Brad's Notes About These Recordings
In those days, I wanted no one to hear anything that wasn't fully developed, with clarity and exactitude. However I must confess that I've always been a huge hypocrite in this regard, because I myself have lusted after the demo's of others. Do not covet thy neighbor's demo.
But now I'm too old to care. That's not true of course, but not entirely untrue, either.
The distance of the years makes their not being perfect seem like not such a big deal. And they do have their charm. Even the laughing when I screwed up in My Pussycat and Me makes the tune better.
Songs like Black Ice, You Won't Run Out, and It Might Be Rather Nice are from a songwriter camp in the south of France run by Miles Copeland. I slept in a turret. A bat flew in one window and out the other, at top speed, and with deadly sonar. A dog chased me, but I got a stick and we had a Mexican stand-off. I won. Good times! Actually, it was the experience of a life time, and I learned a great deal. Not to mention the food. And of course wine like I've never had.
In the case of It's Not That I Don't Feel Sorry, Kevin Costner showed up at the House of Blues in L.A., asking me if I'd write a song for his next movie, The Postman. These situations are always million to one odds, and of course the song did not end up in the picture.

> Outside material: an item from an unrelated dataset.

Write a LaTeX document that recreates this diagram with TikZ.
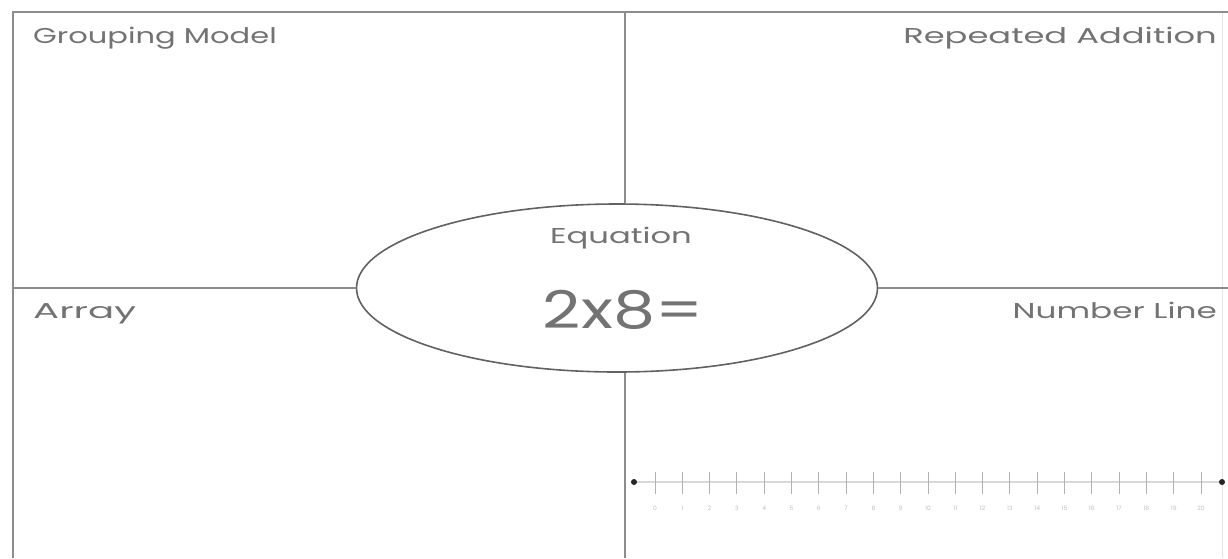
\documentclass[tikz,border=0pt]{standalone}
\usepackage{fontspec}
\setmainfont{Poppins}
\usetikzlibrary{shapes.geometric,positioning,calc}
\newcommand{\widetext}[2][1.5]{\scalebox{#1}[1]{#2}}

\begin{document}
\begin{tikzpicture}[x=1pt,y=-1pt,
  divider/.style={draw=black!45,line width=2.6pt},
  caption/.style={text=black!55,font=\fontsize{21.5}{24}\selectfont,inner sep=0pt},
  tick/.style={draw=black!30,line width=1pt}]
\useasboundingbox (0,0) rectangle (1228,558);
% frame corners and divider ends
\coordinate (tl) at (13,12);
\coordinate (tr) at (1228,12);
\coordinate (bl) at (13,558);
\coordinate (tm) at (625,12);
\coordinate (bm) at (625,558);
\coordinate (ml) at (13,288);
\coordinate (mr) at (1228,288);
\draw[draw=black!10,line width=1pt] (1222,12) -- (1222,558);
\draw[divider] (bl) -- (tl) -- (tr);
% centre ellipse
\node[ellipse,draw=black!62,line width=1.6pt,fill=white,
  minimum width=521pt,minimum height=168pt] (eq) at (617,288) {};
\draw[divider] (tm) -- (tm |- eq.north);
\draw[divider] (bm) -- (bm |- eq.south);
\draw[divider] (ml) -- (eq.west);
\draw[divider] (mr) -- (eq.east);
\node[caption,anchor=base] (eqname) at (621,243) {\widetext{Equation}};
\node[caption,anchor=base,font=\fontsize{52}{56}\selectfont] (eqtext) at (623,328) {\widetext[1.28]{2x8=}};
% corner captions
\node[caption,anchor=base west] (group) at (33,43) {\widetext[1.42]{Grouping Model}};
\node[caption,anchor=base east] (repeat) at (1217,43) {\widetext[1.57]{Repeated Addition}};
\node[caption,anchor=base west] (array) at (33,318) {\widetext[1.8]{Array}};
\node[caption,anchor=base east] (numline) at (1217,318) {\widetext[1.52]{Number Line}};
% number line
\coordinate (nlstart) at (634,482);
\coordinate (nlend) at (1222,482);
\draw[draw=black!15,line width=1.5pt] (nlstart) -- (nlend);
\fill[black!85] (nlstart) circle (3pt) (nlend) circle (3pt);
\foreach \i in {0,...,20}{
  \draw[tick] (655+27.3*\i,472) -- (655+27.3*\i,494);
  \node[text=black!25,font=\fontsize{6}{7}\selectfont,inner sep=0pt] (n\i) at (655+27.3*\i,508) {\i};
}
\end{tikzpicture}
\end{document}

Then there are the creepy tunes: You See That House, Mercy Kill Me, and Hold It Like an Egg. Creepy tunes written at creepy times. And how about the bizarre lyrics and crazy lead guitars of Digestive Process and Much Better? When listening all these years later, I was quite impressed with my own electric guitar playing. I haven't played electric guitar in so long that they make me want to pick it up again.
At the other end of the scale there are tunes like Satellites Pass Over and After My Dinner, songs in which I wrote a lyric and passed it on to Ellen, who finished them, composing the melody and chords and singing them. These are amongst the most charming tunes on the record.
Anyhow, enough talk. Put on the record, shut off your cell phones, internet, TV screen, and even the lights; then sit back, and give it a full listen through. I promise you'll laugh, at the very least. And a laugh is worth a thousand good ideas.